En una de las páginas
de su libro 2922 días: memorias de un
preso de la dictadura, el ensayista Eduardo Jozami comentó una
característica del encierro en la que yo jamás, claro, había reparado. Observa
que un preso político, y quizá cualquier preso, se va adaptando a la
circunstancia como el nativo de un lugar se adapta a las condiciones de su
medio natural: “Aun en los regímenes carcelarios más severos la vida se vuelve
rutinaria y, por lo tanto, el preso tiende a acomodarse”. Se refiere Jozami a
su cautiverio de ocho años como preso político de la dictadura que gobernó (es
un decir) la Argentina entre 1976 y 1983, hasta cuando poco después del fracaso en la
guerra de las Malvinas se dio el regreso de la democracia.
Más que comentar el
libro, lo que será motivo de alguna reseña venidera, deseo reflexionar ahora
sobre ese rasgo en la percepción de Jozami y emparentarlo con lo que
habitualmente nos ocurre a los mexicanos.
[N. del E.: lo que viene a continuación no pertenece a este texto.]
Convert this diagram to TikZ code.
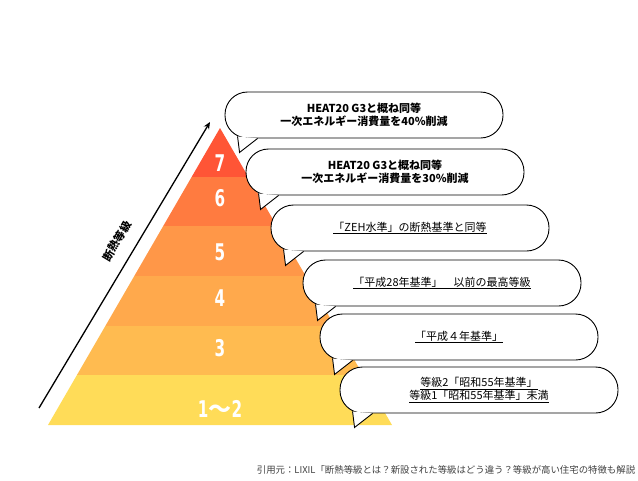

El también autor de la mejor
biografía sobre Rodolfo Walsh que conozco apunta que luego de sus años
encerrado le quedó una especie de nostalgia, llamémosla así, con exagerada
lasitud, de los momentos de serenidad vividos tras los barrotes. Es, creo, algo
raro, una especie de síndrome de Estocolmo penitenciario. ¿Cómo —podemos
preguntarnos— alguien puede recordar con agrado ciertos momentos de su
reclusión?
El mismo Jozami da la
respuesta a esa pregunta. En un régimen opresivo, donde unos pocos tienen todos
los hilos del control y otros sólo deben callar y obedecer, hasta la cárcel
puede ser grata durante algunos periodos, es decir, cuando por un tiempo no hay
torturas, requisas, vejaciones. Ya en el destino de la cárcel puede llegar a
ser hasta gozoso estar encerrado en un cuarto sin ruido y con libros. El preso
agradece tal rutina y vive permanentemente atento, temeroso, a los cambios
sorpresivos, a la posibilidad del empeoramiento.
Tras leer eso pensé, creo
que con alguna razón, en los mexicanos: aunque sepamos que estamos mal, que
muchas veces hemos tocado fondo, que nuestros carceleros no suelen apiadarse,
solemos sentirnos contentos en la precariedad, pues siempre sospechamos que la
situación podría ser más terrible. Por eso el poder induce el miedo: sabe que
preferiremos la quietud de la opresión a la incertidumbre de un traslado o una golpiza.